Where the "episode story-line" and the "series story-line" merge here is that we now have the engineering firm BlackGold Silicon formed as a partnership between Jack Connor and Jeremy Stone (I hate that last name; I wanted to call him "Jeremy Reid" too late) sharing a wing with Barratt Stavers & Associates at 127 Fleet Street, London.

I can tell you that you are right that I develop Jeremy's personality and he "comes into his own" in time, but this journey is a gradual one that develops through the series.
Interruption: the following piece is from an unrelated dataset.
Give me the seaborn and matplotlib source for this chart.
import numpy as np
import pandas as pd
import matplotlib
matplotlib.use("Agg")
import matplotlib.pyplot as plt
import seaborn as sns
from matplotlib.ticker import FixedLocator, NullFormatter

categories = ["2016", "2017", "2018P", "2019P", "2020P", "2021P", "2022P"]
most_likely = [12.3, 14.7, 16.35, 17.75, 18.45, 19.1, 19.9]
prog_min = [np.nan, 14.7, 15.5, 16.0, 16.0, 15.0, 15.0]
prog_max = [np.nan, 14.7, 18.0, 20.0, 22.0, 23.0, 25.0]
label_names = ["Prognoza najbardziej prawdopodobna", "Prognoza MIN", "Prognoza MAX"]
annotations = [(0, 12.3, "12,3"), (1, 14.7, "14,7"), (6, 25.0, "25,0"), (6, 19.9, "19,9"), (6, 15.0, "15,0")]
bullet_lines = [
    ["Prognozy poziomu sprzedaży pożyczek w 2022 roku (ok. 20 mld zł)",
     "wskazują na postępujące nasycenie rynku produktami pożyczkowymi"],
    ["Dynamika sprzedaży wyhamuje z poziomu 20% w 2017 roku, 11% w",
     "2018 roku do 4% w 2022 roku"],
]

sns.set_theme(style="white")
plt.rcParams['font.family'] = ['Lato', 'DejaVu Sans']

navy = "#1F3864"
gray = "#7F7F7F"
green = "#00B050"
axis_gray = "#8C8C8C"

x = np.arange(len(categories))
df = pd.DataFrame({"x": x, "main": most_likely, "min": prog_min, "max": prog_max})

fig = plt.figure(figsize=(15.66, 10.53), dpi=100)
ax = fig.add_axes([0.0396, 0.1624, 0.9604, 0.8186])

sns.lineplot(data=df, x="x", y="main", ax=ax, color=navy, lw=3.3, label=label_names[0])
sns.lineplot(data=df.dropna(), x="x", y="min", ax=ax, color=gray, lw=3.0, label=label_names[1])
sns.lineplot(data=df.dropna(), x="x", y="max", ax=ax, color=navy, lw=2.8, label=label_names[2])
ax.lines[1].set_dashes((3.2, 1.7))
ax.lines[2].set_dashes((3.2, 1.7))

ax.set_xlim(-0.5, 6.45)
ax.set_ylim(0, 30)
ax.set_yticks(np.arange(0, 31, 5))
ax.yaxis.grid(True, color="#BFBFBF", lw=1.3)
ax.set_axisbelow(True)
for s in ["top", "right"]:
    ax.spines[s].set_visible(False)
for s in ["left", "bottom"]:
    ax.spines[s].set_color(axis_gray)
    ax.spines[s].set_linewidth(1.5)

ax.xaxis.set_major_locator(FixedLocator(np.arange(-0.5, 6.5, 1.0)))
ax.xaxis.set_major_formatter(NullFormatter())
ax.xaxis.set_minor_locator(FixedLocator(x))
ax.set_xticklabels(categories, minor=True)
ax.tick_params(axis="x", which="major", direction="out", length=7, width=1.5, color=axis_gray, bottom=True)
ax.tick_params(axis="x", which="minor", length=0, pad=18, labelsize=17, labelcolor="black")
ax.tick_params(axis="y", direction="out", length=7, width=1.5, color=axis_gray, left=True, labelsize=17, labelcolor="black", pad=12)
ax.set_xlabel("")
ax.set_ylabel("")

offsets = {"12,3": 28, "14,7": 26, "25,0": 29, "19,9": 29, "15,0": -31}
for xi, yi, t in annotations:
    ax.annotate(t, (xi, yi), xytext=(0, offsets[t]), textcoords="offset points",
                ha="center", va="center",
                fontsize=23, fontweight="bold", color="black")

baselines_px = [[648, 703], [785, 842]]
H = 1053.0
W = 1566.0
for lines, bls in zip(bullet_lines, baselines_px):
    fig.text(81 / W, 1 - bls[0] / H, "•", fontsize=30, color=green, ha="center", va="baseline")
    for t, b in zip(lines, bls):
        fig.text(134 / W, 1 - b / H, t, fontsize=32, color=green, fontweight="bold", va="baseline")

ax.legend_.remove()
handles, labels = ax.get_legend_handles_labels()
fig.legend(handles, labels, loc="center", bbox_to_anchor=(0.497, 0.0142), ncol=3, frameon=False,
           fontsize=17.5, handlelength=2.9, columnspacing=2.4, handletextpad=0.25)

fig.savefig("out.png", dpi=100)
And you are right that this "series story" (as opposed to the "episode story" belonging to Jack Connor) of the love triangle between Maggie, Annie, and Jeremy, which is on the slow boil on the back-burner here, does come to the forefront and plays out in the next book "BUY, SELL, MURDER." In this second book I develop Jeremy a little further and also prominently develop Otter as Jeremy's "sidekick."

Posted on 22 Jan 2014 18:35:11 GMT
[Deleted by the author on 23 Jan 2014 10:48:09 GMT]

Posted on 23 Jan 2014 14:49:33 GMT
I thought the opposite actually. Jeremy is much more active and aggressive in his investigations than the regular amateur detectives I have read. All they ever do generally is go around speaking to people, but Jeremy was soon following suspects, tracking down and bringing shady hidden characters out of their hiding places, breaking into computers, tracing identities through their post, breaking into hotel records, questioning characters under disguise(!), climbing walls,. . . all at nail-biting danger to himself. I loved the action AND the hero. His appealing ("non-morose") nature is charming and made him loveable; made me respect and identify with him a lot more.

And there's massive tension in the book everywhere which starts with the very first sentence and mounts relentlessly with every chapter, with each one of the suspects that Jeremy uncovers.